3. “The Legislature also set aside $285 million for the bonuses and proposed a per-pupil spending increase of $248.”
- Yes, the Legislature provided $285 million for teacher bonuses. This is despite the overwhelming calls from teachers and administrators (for years) that “bonuses are NOT raises” and the money would have been better spent in the Base Student Allocation where districts would have flexibility to either increase salaries or award bonuses.
- In an accounting maneuver, the bonus funding was moved from the General Fund into the state funding formula (the FEFP) so will now be calculated as part of the per-pupil spending, giving the illusion of a greater increase in per-pupil funding.

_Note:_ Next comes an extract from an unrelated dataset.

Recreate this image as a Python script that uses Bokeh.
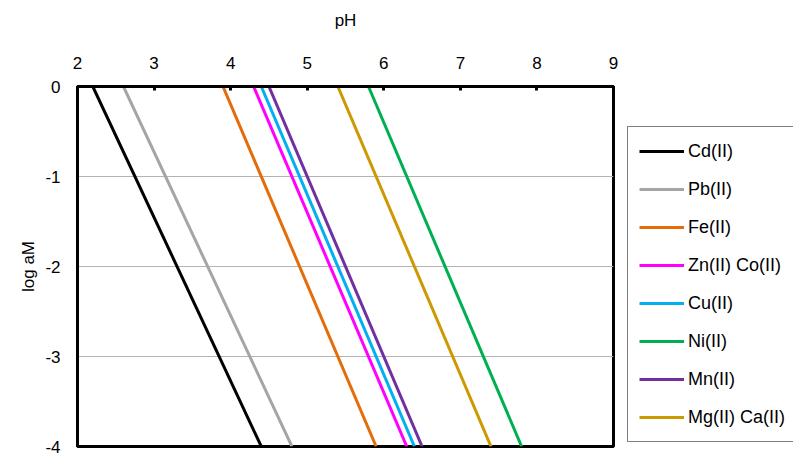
from bokeh.plotting import figure
from bokeh.models import Range1d, Legend, LegendItem, FixedTicker, CustomJSTickFormatter
from bokeh.embed import file_html
from bokeh.resources import INLINE

# data: each line from (pH at log aM = 0) to (pH at log aM = -4)
names = ["Cd(II)", "Pb(II)", "Fe(II)", "Zn(II) Co(II)", "Cu(II)", "Ni(II)", "Mn(II)", "Mg(II) Ca(II)"]
ph_top = [2.2, 2.6, 3.9, 4.3, 4.4, 5.8, 4.5, 5.4]
ph_bottom = [4.4, 4.8, 5.9, 6.3, 6.4, 7.8, 6.5, 7.4]
loga_top = 0
loga_bottom = -4
colors = ["#000000", "#a5a5a5", "#e46c0a", "#ff00ff", "#00b0f0", "#00b050", "#7030a0", "#cc9900"]
x_ticks = [2, 3, 4, 5, 6, 7, 8, 9]
y_ticks = [0, -1, -2, -3, -4]

FONT = "Liberation Sans"
FS = "17px"

p = figure(frame_width=536, frame_height=360, output_backend="svg", toolbar_location=None,
           x_range=Range1d(2, 9), y_range=Range1d(-4, 0), x_axis_location="above",
           min_border_left=77, min_border_right=0, min_border_top=86, min_border_bottom=10)

p.outline_line_color = "black"
p.outline_line_width = 3
p.background_fill_color = "white"
p.border_fill_color = "white"

items = []
for n, a, b, c in zip(names, ph_top, ph_bottom, colors):
    r = p.line([a, b], [loga_top, loga_bottom], line_color=c, line_width=3)
    items.append(LegendItem(label=n, renderers=[r]))

p.xgrid.visible = False
p.ygrid.ticker = FixedTicker(ticks=[-1, -2, -3])
p.ygrid.grid_line_color = "#b3b3b3"
p.ygrid.grid_line_width = 1

fmt = CustomJSTickFormatter(code="return String(tick);")

xa = p.xaxis[0]
xa.ticker = FixedTicker(ticks=x_ticks)
xa.formatter = fmt
xa.axis_label = "pH"
xa.axis_label_text_font = FONT
xa.axis_label_text_font_size = FS
xa.axis_label_text_font_style = "normal"
xa.axis_label_text_color = "black"
xa.axis_label_standoff = 24
xa.major_label_text_font = FONT
xa.major_label_text_font_size = FS
xa.major_label_text_color = "black"
xa.major_label_standoff = 18
xa.major_tick_in = 4
xa.major_tick_out = 0
xa.major_tick_line_width = 3
xa.minor_tick_line_color = None
xa.axis_line_color = "black"
xa.axis_line_width = 3

ya = p.yaxis[0]
ya.ticker = FixedTicker(ticks=y_ticks)
ya.formatter = fmt
ya.axis_label = "log aM"
ya.axis_label_text_font = FONT
ya.axis_label_text_font_size = FS
ya.axis_label_text_font_style = "normal"
ya.axis_label_text_color = "black"
ya.axis_label_text_align = "right"
ya.axis_label_standoff = 4
ya.major_label_text_font = FONT
ya.major_label_text_font_size = FS
ya.major_label_text_color = "black"
ya.major_label_standoff = 17
ya.major_tick_in = 0
ya.major_tick_out = 0
ya.minor_tick_line_color = None
ya.axis_line_color = "black"
ya.axis_line_width = 3

legend = Legend(items=items, location=(14, 4))
legend.label_text_font = FONT
legend.label_text_font_size = "18px"
legend.label_text_color = "black"
legend.glyph_width = 45
legend.glyph_height = 26
legend.label_height = 26
legend.spacing = 12
legend.padding = 11
legend.label_standoff = 4
legend.margin = 0
legend.border_line_color = "black"
legend.border_line_width = 1.5
legend.background_fill_color = "white"
legend.background_fill_alpha = 1
p.add_layout(legend, "right")

open("out.html", "w").write(file_html(p, INLINE))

- Because the bonuses are funded within the per-pupil spending formula is it NOT accurate to say there was BOTH $285 million set aside for bonuses and a per-pupil spending increase of $248.
Of course, not all of Senator Diaz’s claims are misleading. Florida has made some gains in graduation rates and some NAEP scores can be cherry picked to proclaim successes as well. But at what cost?
For 20 years, Florida’s public schools have been under assault. Senator Diaz lumps the recent attacks into just “another in a series of calibrated expansions” of school choice. Citizens beware. School choice, it has become clear, is a euphemism for “privatization.” Suggesting to parents, teachers and taxpayers, that these obvious assaults on our schools, clearly intended to disrupt and privatize our established system of public education, are somehow “good for them” defies the reality in front of our eyes. This is what gaslighters do.
It is time for Floridians to stop allowing the victimization of our schools. Stand up to the privatization assault that hides behind well chosen rhetoric and manipulated “facts.” We can no longer allow them to convince us that the damage they have done to our schools, with their test focused accountabaloney designed to advance their agenda, has “strengthened” our schools.
Our schools will be strengthened when public education is valued.